## [Required task]
The required output consists solely of the lines from the one containing "What TikZ code" down to the one containing "(foler) at (440,376)", both included, each quoted exactly.
━━━━━━━━━━
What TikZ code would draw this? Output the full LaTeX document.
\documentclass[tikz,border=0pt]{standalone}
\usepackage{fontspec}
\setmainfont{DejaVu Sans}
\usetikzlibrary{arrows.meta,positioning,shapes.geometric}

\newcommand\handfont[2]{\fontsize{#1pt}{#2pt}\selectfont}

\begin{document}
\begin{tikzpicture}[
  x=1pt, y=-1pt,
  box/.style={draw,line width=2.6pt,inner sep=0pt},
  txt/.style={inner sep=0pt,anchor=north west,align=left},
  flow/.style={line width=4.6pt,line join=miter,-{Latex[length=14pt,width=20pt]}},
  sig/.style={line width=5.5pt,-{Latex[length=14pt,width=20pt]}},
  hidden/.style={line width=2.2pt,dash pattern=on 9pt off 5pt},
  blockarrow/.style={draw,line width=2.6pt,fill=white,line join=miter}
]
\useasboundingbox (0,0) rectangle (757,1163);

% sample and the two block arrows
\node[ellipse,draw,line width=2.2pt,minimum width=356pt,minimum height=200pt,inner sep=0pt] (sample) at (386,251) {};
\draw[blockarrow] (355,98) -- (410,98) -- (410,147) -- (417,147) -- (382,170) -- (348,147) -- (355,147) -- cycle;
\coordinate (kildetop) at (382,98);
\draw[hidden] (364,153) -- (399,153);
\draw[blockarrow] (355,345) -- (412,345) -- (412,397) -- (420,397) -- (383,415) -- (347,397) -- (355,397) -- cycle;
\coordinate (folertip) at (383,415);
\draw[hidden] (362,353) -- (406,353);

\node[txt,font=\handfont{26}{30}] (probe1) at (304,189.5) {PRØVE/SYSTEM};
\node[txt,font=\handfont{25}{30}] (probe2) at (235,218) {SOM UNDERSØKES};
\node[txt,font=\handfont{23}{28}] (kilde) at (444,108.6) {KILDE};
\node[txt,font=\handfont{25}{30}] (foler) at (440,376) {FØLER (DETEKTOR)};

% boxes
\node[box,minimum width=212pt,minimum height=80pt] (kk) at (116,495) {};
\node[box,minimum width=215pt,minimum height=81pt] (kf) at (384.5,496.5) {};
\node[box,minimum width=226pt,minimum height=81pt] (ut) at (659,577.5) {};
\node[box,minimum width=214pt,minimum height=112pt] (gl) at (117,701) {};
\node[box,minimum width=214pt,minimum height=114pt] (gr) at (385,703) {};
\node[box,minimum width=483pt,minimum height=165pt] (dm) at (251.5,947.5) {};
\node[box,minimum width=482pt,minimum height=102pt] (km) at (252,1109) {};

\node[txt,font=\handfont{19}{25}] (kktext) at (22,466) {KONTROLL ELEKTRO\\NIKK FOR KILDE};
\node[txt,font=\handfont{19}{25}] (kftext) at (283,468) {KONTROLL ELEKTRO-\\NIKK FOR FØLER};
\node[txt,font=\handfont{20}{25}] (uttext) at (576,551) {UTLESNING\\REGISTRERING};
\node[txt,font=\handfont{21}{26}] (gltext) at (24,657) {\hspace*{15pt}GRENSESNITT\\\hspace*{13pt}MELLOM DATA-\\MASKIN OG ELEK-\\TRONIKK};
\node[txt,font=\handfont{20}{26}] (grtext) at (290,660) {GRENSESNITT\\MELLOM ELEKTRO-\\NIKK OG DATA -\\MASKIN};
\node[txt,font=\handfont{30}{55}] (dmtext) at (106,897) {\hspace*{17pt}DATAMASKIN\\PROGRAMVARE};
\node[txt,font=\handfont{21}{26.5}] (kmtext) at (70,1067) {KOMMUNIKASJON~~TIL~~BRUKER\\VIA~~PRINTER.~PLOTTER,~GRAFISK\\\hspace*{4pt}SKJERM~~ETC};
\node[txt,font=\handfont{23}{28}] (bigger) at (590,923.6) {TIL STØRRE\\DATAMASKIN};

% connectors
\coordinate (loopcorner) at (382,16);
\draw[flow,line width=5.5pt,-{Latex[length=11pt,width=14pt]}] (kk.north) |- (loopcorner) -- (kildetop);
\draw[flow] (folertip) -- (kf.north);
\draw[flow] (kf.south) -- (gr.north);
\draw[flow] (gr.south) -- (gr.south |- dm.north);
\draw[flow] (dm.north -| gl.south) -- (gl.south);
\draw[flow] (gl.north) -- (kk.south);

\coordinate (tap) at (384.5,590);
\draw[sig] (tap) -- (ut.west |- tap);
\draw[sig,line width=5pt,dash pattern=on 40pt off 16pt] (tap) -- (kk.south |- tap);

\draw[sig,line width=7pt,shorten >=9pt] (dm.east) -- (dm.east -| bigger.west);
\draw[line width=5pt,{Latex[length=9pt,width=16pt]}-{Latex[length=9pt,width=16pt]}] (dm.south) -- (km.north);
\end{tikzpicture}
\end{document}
━━━━━━━━━━
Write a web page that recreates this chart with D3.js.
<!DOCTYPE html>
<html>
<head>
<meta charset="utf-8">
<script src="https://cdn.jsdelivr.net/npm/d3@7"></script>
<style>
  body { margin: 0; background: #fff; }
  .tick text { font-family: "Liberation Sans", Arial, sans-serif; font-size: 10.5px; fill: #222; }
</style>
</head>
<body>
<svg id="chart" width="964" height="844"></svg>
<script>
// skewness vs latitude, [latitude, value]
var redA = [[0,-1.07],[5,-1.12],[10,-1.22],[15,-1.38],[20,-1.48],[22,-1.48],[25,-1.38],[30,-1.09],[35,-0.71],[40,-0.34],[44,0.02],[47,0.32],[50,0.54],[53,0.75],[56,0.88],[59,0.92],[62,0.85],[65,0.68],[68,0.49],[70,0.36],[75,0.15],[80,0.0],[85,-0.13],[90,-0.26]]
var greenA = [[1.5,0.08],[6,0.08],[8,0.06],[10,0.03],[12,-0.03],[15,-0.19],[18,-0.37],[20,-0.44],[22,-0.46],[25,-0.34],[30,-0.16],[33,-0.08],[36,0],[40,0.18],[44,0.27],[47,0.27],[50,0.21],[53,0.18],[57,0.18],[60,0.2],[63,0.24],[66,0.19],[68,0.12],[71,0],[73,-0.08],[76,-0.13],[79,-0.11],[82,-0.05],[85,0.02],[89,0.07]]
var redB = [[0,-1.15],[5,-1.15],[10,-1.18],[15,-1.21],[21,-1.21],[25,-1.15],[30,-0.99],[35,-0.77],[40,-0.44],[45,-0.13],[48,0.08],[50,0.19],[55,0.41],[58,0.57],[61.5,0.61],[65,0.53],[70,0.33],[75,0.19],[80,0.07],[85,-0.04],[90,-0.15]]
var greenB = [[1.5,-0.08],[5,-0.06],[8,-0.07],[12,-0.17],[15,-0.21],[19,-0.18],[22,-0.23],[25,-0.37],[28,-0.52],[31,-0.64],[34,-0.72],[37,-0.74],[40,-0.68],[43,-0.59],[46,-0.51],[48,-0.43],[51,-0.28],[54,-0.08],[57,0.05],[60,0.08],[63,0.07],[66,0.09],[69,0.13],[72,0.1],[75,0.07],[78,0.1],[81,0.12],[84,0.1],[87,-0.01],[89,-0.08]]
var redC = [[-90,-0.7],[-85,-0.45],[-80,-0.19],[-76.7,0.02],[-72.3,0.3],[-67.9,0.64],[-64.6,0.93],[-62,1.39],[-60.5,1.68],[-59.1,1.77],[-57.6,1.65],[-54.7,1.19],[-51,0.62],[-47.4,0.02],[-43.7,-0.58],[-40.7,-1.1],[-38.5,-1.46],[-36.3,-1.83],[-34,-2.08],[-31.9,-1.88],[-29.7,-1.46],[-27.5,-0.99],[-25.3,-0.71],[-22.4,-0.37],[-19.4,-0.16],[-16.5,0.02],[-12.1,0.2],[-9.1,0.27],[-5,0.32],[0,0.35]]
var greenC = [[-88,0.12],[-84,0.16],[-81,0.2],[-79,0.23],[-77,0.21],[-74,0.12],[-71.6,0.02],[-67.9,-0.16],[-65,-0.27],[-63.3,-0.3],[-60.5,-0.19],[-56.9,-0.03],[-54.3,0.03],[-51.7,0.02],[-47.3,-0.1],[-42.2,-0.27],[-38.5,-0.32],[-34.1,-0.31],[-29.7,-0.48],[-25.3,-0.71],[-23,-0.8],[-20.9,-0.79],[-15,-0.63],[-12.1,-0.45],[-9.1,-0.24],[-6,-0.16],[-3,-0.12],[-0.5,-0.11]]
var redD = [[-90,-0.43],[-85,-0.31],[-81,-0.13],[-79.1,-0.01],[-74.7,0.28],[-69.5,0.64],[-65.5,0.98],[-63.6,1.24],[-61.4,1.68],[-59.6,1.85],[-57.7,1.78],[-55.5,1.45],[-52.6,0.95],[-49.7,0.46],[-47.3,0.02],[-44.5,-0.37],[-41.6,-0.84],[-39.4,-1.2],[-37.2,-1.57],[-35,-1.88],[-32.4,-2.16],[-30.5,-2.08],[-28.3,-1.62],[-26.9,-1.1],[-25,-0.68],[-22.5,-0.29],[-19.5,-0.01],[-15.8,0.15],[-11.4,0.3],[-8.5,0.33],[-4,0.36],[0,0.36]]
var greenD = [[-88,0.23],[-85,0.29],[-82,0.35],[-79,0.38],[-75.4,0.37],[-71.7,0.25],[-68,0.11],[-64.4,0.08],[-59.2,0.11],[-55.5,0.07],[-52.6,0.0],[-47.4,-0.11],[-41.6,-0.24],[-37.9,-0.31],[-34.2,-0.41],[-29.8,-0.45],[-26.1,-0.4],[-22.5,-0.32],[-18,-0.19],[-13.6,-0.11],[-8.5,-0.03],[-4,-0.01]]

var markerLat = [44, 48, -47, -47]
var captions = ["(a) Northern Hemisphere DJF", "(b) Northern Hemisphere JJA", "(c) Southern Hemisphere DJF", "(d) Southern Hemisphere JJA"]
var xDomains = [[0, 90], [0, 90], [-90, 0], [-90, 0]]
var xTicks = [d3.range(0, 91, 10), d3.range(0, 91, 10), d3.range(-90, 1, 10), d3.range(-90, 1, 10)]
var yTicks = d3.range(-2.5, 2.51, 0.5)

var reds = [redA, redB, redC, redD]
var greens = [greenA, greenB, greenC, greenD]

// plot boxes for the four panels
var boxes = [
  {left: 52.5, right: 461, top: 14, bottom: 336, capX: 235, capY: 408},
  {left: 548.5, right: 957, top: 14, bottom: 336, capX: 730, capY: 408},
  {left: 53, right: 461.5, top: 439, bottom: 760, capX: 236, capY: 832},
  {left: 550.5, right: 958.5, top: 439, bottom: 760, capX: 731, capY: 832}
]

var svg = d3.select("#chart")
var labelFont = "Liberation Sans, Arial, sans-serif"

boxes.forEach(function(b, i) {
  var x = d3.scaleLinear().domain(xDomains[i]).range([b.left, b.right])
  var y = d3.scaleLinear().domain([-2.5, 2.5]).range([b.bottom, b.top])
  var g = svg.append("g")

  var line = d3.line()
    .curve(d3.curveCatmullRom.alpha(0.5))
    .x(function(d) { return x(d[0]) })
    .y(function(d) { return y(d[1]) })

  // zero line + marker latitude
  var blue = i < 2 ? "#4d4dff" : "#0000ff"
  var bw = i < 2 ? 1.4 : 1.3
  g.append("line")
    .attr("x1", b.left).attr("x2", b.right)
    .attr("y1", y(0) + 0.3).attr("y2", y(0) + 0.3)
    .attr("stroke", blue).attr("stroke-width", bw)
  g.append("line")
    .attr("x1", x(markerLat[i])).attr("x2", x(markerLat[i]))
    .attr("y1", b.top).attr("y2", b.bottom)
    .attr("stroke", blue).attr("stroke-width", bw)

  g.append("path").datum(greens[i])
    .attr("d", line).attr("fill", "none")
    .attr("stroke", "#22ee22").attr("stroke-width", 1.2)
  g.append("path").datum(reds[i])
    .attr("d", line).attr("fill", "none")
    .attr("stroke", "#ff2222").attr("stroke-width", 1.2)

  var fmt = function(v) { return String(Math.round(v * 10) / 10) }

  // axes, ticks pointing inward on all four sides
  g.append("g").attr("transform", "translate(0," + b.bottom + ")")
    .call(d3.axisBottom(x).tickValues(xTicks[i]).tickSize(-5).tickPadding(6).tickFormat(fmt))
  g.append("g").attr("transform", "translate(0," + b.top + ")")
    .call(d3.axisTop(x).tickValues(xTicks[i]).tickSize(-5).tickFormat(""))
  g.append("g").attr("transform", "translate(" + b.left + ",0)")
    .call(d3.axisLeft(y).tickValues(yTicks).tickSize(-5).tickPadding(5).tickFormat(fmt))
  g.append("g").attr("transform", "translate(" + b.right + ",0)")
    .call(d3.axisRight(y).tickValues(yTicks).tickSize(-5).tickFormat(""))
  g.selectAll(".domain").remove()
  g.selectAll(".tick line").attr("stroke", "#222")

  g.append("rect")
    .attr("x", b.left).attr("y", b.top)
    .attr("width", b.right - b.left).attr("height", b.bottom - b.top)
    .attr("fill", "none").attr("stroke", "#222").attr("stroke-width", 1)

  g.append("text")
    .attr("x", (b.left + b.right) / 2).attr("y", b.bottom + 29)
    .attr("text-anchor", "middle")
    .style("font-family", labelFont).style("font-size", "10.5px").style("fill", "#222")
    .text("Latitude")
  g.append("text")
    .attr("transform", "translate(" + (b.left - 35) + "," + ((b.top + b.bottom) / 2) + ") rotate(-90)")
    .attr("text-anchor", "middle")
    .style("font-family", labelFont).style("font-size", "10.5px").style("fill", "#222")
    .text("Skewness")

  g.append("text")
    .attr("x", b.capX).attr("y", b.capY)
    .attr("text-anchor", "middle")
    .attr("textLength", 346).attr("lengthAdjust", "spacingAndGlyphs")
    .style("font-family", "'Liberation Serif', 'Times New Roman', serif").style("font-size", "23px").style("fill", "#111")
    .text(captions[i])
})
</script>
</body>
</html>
━━━━━━━━━━
## [Complete answer]
What TikZ code would draw this? Output the full LaTeX document.
\documentclass[tikz,border=0pt]{standalone}
\usepackage{fontspec}
\setmainfont{DejaVu Sans}
\usetikzlibrary{arrows.meta,positioning,shapes.geometric}

\newcommand\handfont[2]{\fontsize{#1pt}{#2pt}\selectfont}

\begin{document}
\begin{tikzpicture}[
  x=1pt, y=-1pt,
  box/.style={draw,line width=2.6pt,inner sep=0pt},
  txt/.style={inner sep=0pt,anchor=north west,align=left},
  flow/.style={line width=4.6pt,line join=miter,-{Latex[length=14pt,width=20pt]}},
  sig/.style={line width=5.5pt,-{Latex[length=14pt,width=20pt]}},
  hidden/.style={line width=2.2pt,dash pattern=on 9pt off 5pt},
  blockarrow/.style={draw,line width=2.6pt,fill=white,line join=miter}
]
\useasboundingbox (0,0) rectangle (757,1163);

% sample and the two block arrows
\node[ellipse,draw,line width=2.2pt,minimum width=356pt,minimum height=200pt,inner sep=0pt] (sample) at (386,251) {};
\draw[blockarrow] (355,98) -- (410,98) -- (410,147) -- (417,147) -- (382,170) -- (348,147) -- (355,147) -- cycle;
\coordinate (kildetop) at (382,98);
\draw[hidden] (364,153) -- (399,153);
\draw[blockarrow] (355,345) -- (412,345) -- (412,397) -- (420,397) -- (383,415) -- (347,397) -- (355,397) -- cycle;
\coordinate (folertip) at (383,415);
\draw[hidden] (362,353) -- (406,353);

\node[txt,font=\handfont{26}{30}] (probe1) at (304,189.5) {PRØVE/SYSTEM};
\node[txt,font=\handfont{25}{30}] (probe2) at (235,218) {SOM UNDERSØKES};
\node[txt,font=\handfont{23}{28}] (kilde) at (444,108.6) {KILDE};
\node[txt,font=\handfont{25}{30}] (foler) at (440,376) {FØLER (DETEKTOR)};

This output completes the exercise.